Extract the lines of the material below, beginning with the first and ending with the line that holds "const axisTitle = '% sucrose';". Skip every picture.
**********
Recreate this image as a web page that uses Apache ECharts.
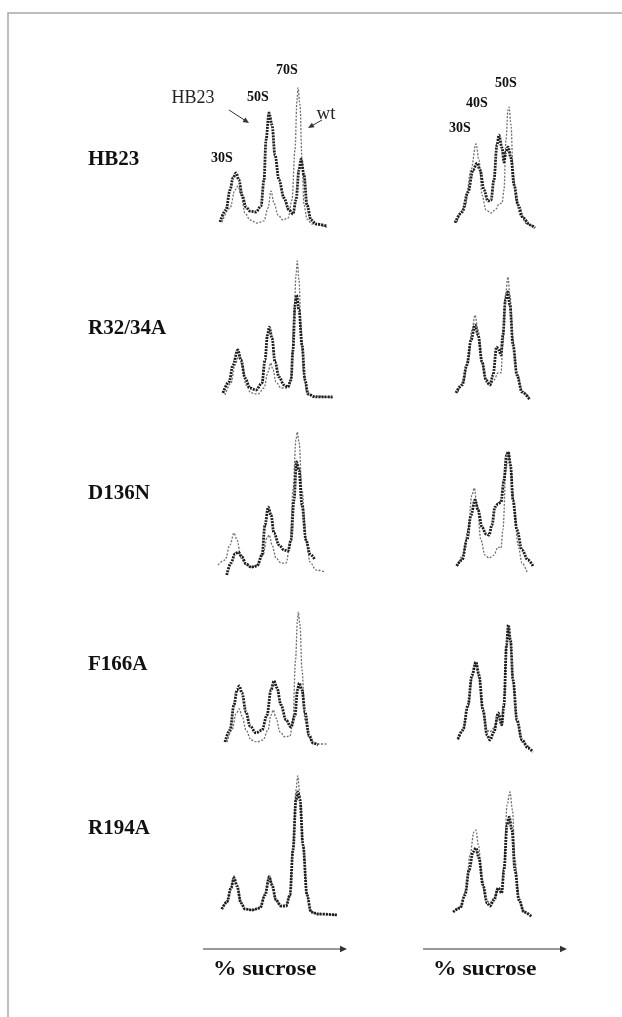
<!DOCTYPE html>
<html><head><meta charset="utf-8">
<script src="https://cdn.jsdelivr.net/npm/echarts@6/dist/echarts.min.js"></script>
<style>html,body{margin:0;padding:0;background:#fff}#c{width:622px;height:1017px}</style>
</head><body><div id="c"></div><script>
// Row labels (mutants) and axis title
const rowLabels = ['HB23', 'R32/34A', 'D136N', 'F166A', 'R194A'];
const axisTitle = '% sucrose';

// x = fraction (0-50), y = A260 (arbitrary units, 0-100)
// Row 1: HB23
const hb23LeftMut = [[2,3.75],[4.4,11.25],[6,23.75],[7.2,31.25],[8.4,34.4],[9.6,30],[10.8,20.6],[12.4,13.1],[14,10.6],[16.4,10],[18.4,13.75],[19.6,30],[20.4,55],[21.6,71.9],[22.8,64.4],[24,45.6],[25.6,30],[27.6,18.75],[29.6,11.25],[31.2,8.75],[32.4,17.5],[33.6,36.25],[34.4,43.1],[35.6,33.1],[36.8,14.4],[38.4,5],[40.4,2.5],[44.8,1.25]];
const hb23LeftWt = [[2.8,3.75],[6,12.5],[8,23.75],[9.2,26.25],[10.4,20.6],[12,9.4],[14,5],[16.8,3.1],[19.6,4.4],[21.2,12.5],[22.4,23.1],[23.6,15.6],[25.2,8.1],[27.2,5],[29.2,6.25],[30.8,17.5],[32,48.75],[32.8,80],[33.2,87.5],[34,76.9],[34.8,42.5],[35.6,14.4],[36.8,5.6],[38.8,2.5],[44.8,0.6]];
const hb23RightMut = [[2.8,3.3],[6.7,10],[10,22.5],[12.8,36.25],[15,40.6],[16.7,36.25],[18.9,23.75],[21.1,16.9],[22.8,17.5],[24.4,30],[26.1,51.9],[27.2,58.1],[28.9,50],[30,41.25],[31.1,47.5],[32.2,50.6],[33.9,43.75],[35.6,26.9],[37.8,14.4],[40.6,6.25],[44.4,1.9],[47.2,0]];
const hb23RightWt = [[3.9,3.75],[8.3,13.1],[11.7,36.25],[14.4,52.5],[16.1,42.5],[17.8,20.6],[20,11.25],[22.8,9.4],[25.6,11.9],[27.2,15],[28.9,15.6],[30,23.75],[31.1,55],[32.2,73.75],[32.8,75.6],[33.9,64.4],[35,36.25],[36.7,17.5],[38.9,8.1],[42.8,2.5],[47.2,0.6]];
// Row 2: R32/34A
const r32LeftMut = [[3.2,4.4],[5.6,11.25],[7.2,21.9],[9.1,31.25],[10.4,25],[12,13.75],[14,7.5],[16.4,6.25],[18.8,10.6],[20,25],[21,40.6],[21.7,45.6],[22.8,38.75],[24,23.75],[25.6,14.4],[27.6,9.4],[29.2,8.1],[30.4,12.5],[31.2,31.25],[32,59.4],[32.6,65.6],[33.6,56.25],[34.8,34.4],[36,12.5],[37.2,3.75],[40,1.9],[47.2,1.9]];
const r32LeftWt = [[4,3.1],[6.4,10.6],[8,21.9],[9.6,28.1],[10.8,21.9],[12.4,9.4],[14.4,4.4],[17.2,3.75],[19.6,7.5],[21.2,17.5],[22.3,23.1],[23.2,18.75],[24.4,11.25],[26.4,7.5],[28.8,7.5],[30.4,12.5],[31.6,50],[32.4,78.1],[32.9,86.9],[33.6,75],[34.4,43.75],[35.6,15.6],[36.8,5],[38.8,2.5],[47.2,1.25]];
const r32RightMut = [[3.3,4.4],[6.7,9.4],[9.4,21.9],[11.7,37.5],[13.9,46.9],[15.6,40.6],[17.8,23.75],[20,12.5],[22.2,9.4],[23.9,15.6],[25.9,33.1],[27.2,31.25],[28.3,28.1],[29.4,40.6],[30.8,62.5],[32.1,67.5],[33.3,59.4],[35,34.4],[37.2,15.6],[40,5],[44.4,0]];
const r32RightWt = [[4.4,5],[7.2,10.6],[10,25],[12.2,43.75],[13.9,53.1],[15.6,43.75],[17.8,23.75],[20,11.25],[22.2,8.75],[24.4,12.5],[26.7,16.9],[28.3,16.9],[29.4,34.4],[30.8,65.6],[32.2,76.9],[33.3,65.6],[35,37.5],[37.2,16.9],[40,5.6],[44.4,0.6]];
// Row 3: D136N
const d136LeftMut = [[4.7,0.6],[6.4,8.1],[8,13.75],[9.3,15],[10.8,11.9],[12.4,7.5],[14.4,5.6],[16.8,6.25],[18.8,13.1],[20,31.9],[21.3,43.1],[22.4,38.1],[23.6,26.9],[25.6,19.4],[27.6,16.25],[29.2,15.6],[30.4,22.5],[31.6,47.5],[32.6,71.25],[33.6,66.25],[34.8,44.4],[36.4,22.5],[38,13.75],[40,10]];
const d136LeftWt = [[1.2,6.9],[4,10],[6,19.4],[7.6,26.9],[8.8,22.5],[10.4,11.25],[12.4,6.9],[14.8,5.6],[17.2,6.9],[19.2,13.1],[20.8,23.75],[21.7,25.6],[22.8,19.4],[24.4,11.25],[26.4,8.1],[28.4,8.1],[30,19.4],[31.2,53.75],[32.4,85],[32.9,90],[33.6,83.75],[34.8,53.75],[36.4,22.5],[38,8.75],[40.4,3.75],[44,2.5]];
const d136RightMut = [[3.7,6.25],[6.7,10],[9.4,22.5],[11.7,38.1],[13.9,47.5],[15.6,41.25],[17.8,30.6],[20,26.25],[21.7,25.6],[23.3,31.9],[25,43.1],[26.7,45],[28.3,46.25],[30,60],[31.4,75.6],[32.4,77.5],[33.6,69.4],[35,47.5],[37.2,28.75],[40,16.25],[43.3,10],[46.1,6.25]];
const d136RightWt = [[4.4,6.9],[7.2,13.1],[10,28.75],[12.2,50.6],[13.5,55],[15,44.4],[17.2,22.5],[19.4,13.1],[21.7,11.25],[24.4,13.1],[26.7,18.1],[28.3,17.5],[29.4,28.75],[31.1,66.25],[32.4,77.5],[33.9,66.25],[35.6,41.25],[37.8,19.4],[40,8.1],[42.8,2.5]];
// Row 4: F166A
const f166LeftMut = [[4,3.75],[6,11.25],[7.6,26.9],[8.8,36.25],[9.7,38.75],[10.8,34.4],[12.4,22.5],[14,13.75],[16.4,9.4],[18.8,11.25],[20.8,20.6],[22.4,36.25],[23.6,41.9],[24.8,37.5],[26.4,26.9],[28.4,17.5],[30.4,13.1],[32,20.6],[33,36.25],[33.7,40.6],[34.8,36.25],[36,22.5],[37.6,8.1],[39.2,3.1],[41.2,1.9]];
const f166LeftWt = [[4.8,3.75],[6.8,11.25],[8.4,21.25],[9.7,24.4],[10.8,20],[12.4,11.25],[14.4,5],[16.8,3.75],[19.2,5],[21.2,11.25],[22.4,20.6],[23.3,23.75],[24.4,18.75],[26,10],[28,6.9],[30,7.5],[31.2,17.5],[32.2,55],[33,80],[33.3,85],[34,76.9],[34.8,48.75],[36,17.5],[37.6,6.25],[40,2.5],[45.2,2.5]];
const f166RightMut = [[4.4,5.6],[7.2,11.25],[10,26.9],[12.2,45.6],[14.4,53.75],[16.1,45.6],[18.3,23.75],[20.6,8.1],[22.2,5],[24.4,10],[26.8,21.9],[28.7,14.4],[30,26.9],[31.4,64.4],[32.4,76.9],[33.6,67.5],[35,42.5],[37.2,17.5],[40,5],[43.3,0],[46.1,-2.5]];
const f166RightWt = [[4.4,5],[7.2,10.6],[10,25],[12.2,43.75],[14.4,52.5],[16.1,43.75],[18.3,22.5],[20.6,11.25],[22.2,10],[24.4,12.5],[26.7,18.75],[28.6,16.25],[30,30],[31.4,64.4],[32.4,75],[33.6,66.25],[35,41.25],[37.2,16.25],[40,3.75],[44.4,0]];
// Row 5: R194A
const r194LeftMut = [[2.7,5.6],[4.8,10],[6.4,18.75],[7.6,25],[8.8,20],[10.4,9.4],[12,5.6],[14.8,5],[18,6.25],[20,14.4],[21.7,25.6],[22.8,20.6],[24.4,11.25],[26.4,7.5],[28.4,7.5],[30,14.4],[31.2,42.5],[32.4,73.75],[33.1,78.75],[34,73.75],[35.2,45.6],[36.8,14.4],[38.4,3.75],[41.2,2.5],[48.8,1.9]];
const r194LeftWt = [[2.8,5.6],[4.8,10.6],[6.4,19.4],[7.6,26.25],[8.8,20.6],[10.4,9.4],[12,5.6],[14.8,5],[18,6.25],[20,15],[21.7,26.9],[22.8,21.25],[24.4,11.25],[26.4,7.5],[28.4,7.5],[30,14.4],[31.2,45.6],[32.4,80],[33.1,88.75],[34,76.9],[35.2,45.6],[36.8,14.4],[38.4,3.75],[41.2,2.5],[48.8,1.9]];
const r194RightMut = [[1.7,3.75],[5.6,6.25],[8.3,14.4],[10.6,30],[12.8,41.25],[14.4,43.75],[16.1,37.5],[18.3,20.6],[20.6,9.4],[22.2,7.5],[24.4,11.25],[26.8,18.75],[28.7,15.6],[30,30],[31.7,58.1],[32.9,63.1],[34.4,55],[36.1,30],[38.3,11.25],[41.1,3.75],[45.6,0.6]];
const r194RightWt = [[2.2,3.75],[6.1,6.9],[8.9,17.5],[11.1,39.4],[13.3,53.75],[14.4,55],[15.8,45.6],[17.8,23.75],[20,11.25],[22.2,9.4],[24.4,12.5],[26.7,17.5],[28.6,16.25],[30,33.1],[31.7,70.6],[33.3,78.75],[34.7,67.5],[36.1,36.25],[38.3,12.5],[41.1,3.75],[45.6,0.6]];

const panels = [
  [[hb23LeftMut, hb23LeftWt], [hb23RightMut, hb23RightWt]],
  [[r32LeftMut, r32LeftWt], [r32RightMut, r32RightWt]],
  [[d136LeftMut, d136LeftWt], [d136RightMut, d136RightWt]],
  [[f166LeftMut, f166LeftWt], [f166RightMut, f166RightWt]],
  [[r194LeftMut, r194LeftWt], [r194RightMut, r194RightWt]]
];

// Layout
const rowBottoms = [228, 400, 576, 748, 918];
const colLeft = [215, 450], colWidth = [125, 90];
const labelY = [160, 329, 494, 665, 829];

const grids = [], xAxes = [], yAxes = [], series = [];
panels.forEach((row, r) => {
  row.forEach((pair, c) => {
    const gi = grids.length;
    grids.push({ left: colLeft[c], width: colWidth[c], top: rowBottoms[r] - 160, height: 176 });
    xAxes.push({ gridIndex: gi, type: 'value', min: 0, max: 50, show: false });
    yAxes.push({ gridIndex: gi, type: 'value', min: -10, max: 100, show: false });
    series.push({ type: 'line', xAxisIndex: gi, yAxisIndex: gi, data: pair[1], smooth: 0.35, smoothMonotone: 'x', symbol: 'none',
      lineStyle: { color: '#707070', width: 1.3, type: [2, 1.5] }, z: 2 });
    series.push({ type: 'line', xAxisIndex: gi, yAxisIndex: gi, data: pair[0], smooth: 0.35, smoothMonotone: 'x', symbol: 'none',
      lineStyle: { color: '#1e1e1e', width: 2.8, type: [2, 1] }, z: 3 });
  });
});

const serifB = (s) => 'bold ' + s + 'px "Liberation Serif", "Times New Roman", serif';
const serif = (s) => s + 'px "Liberation Serif", "Times New Roman", serif';
const graphic = [];
graphic.push({ type: 'rect', shape: { x: 8, y: 13, width: 800, height: 1200 }, style: { fill: 'none', stroke: '#a8a8a8', lineWidth: 1.5 }, silent: true });
rowLabels.forEach((t, i) => graphic.push({ type: 'text', x: 88, y: labelY[i], style: { text: t, font: serifB(21), fill: '#111', textVerticalAlign: 'middle' } }));
const peakLabels = [['30S', 222, 158], ['50S', 258, 97], ['70S', 287, 70], ['30S', 460, 128], ['40S', 477, 103], ['50S', 506, 83]];
peakLabels.forEach(p => graphic.push({ type: 'text', x: p[1], y: p[2], style: { text: p[0], font: serifB(14), fill: '#111', textAlign: 'center', textVerticalAlign: 'middle' } }));
graphic.push({ type: 'text', x: 193, y: 98, style: { text: 'HB23', font: serif(18), fill: '#222', textAlign: 'center', textVerticalAlign: 'middle' } });
graphic.push({ type: 'text', x: 326, y: 114, style: { text: 'wt', font: serif(19), fill: '#222', textAlign: 'center', textVerticalAlign: 'middle' } });
function arrow(x1, y1, x2, y2, head) {
  const a = Math.atan2(y2 - y1, x2 - x1), h = head, w = head * 0.45;
  graphic.push({ type: 'line', shape: { x1, y1, x2: x2 - Math.cos(a) * h * 0.6, y2: y2 - Math.sin(a) * h * 0.6 }, style: { stroke: '#333', lineWidth: 1 } });
  graphic.push({ type: 'polygon', shape: { points: [[x2, y2], [x2 - Math.cos(a) * h - Math.sin(a) * w, y2 - Math.sin(a) * h + Math.cos(a) * w], [x2 - Math.cos(a) * h + Math.sin(a) * w, y2 - Math.sin(a) * h - Math.cos(a) * w]] }, style: { fill: '#333' } });
}
arrow(229, 110, 249, 123, 6);
arrow(322, 120, 308, 128, 6);
arrow(203, 949, 347, 949, 7);
arrow(423, 949, 567, 949, 7);
graphic.push({ type: 'text', x: 213, y: 970, scaleX: 1.12, originX: 0, originY: 0, style: { text: axisTitle, font: serifB(21), fill: '#111', textVerticalAlign: 'middle' } });
graphic.push({ type: 'text', x: 433, y: 970, scaleX: 1.12, originX: 0, originY: 0, style: { text: axisTitle, font: serifB(21), fill: '#111', textVerticalAlign: 'middle' } });

const chart = echarts.init(document.getElementById('c'), null, { renderer: 'canvas' });
chart.setOption({ animation: false, backgroundColor: '#fff', grid: grids, xAxis: xAxes, yAxis: yAxes, series, graphic });
</script></body></html>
**********
→ Exercise solution
Recreate this image as a web page that uses Apache ECharts.
<!DOCTYPE html>
<html><head><meta charset="utf-8">
<script src="https://cdn.jsdelivr.net/npm/echarts@6/dist/echarts.min.js"></script>
<style>html,body{margin:0;padding:0;background:#fff}#c{width:622px;height:1017px}</style>
</head><body><div id="c"></div><script>
// Row labels (mutants) and axis title
const rowLabels = ['HB23', 'R32/34A', 'D136N', 'F166A', 'R194A'];
const axisTitle = '% sucrose';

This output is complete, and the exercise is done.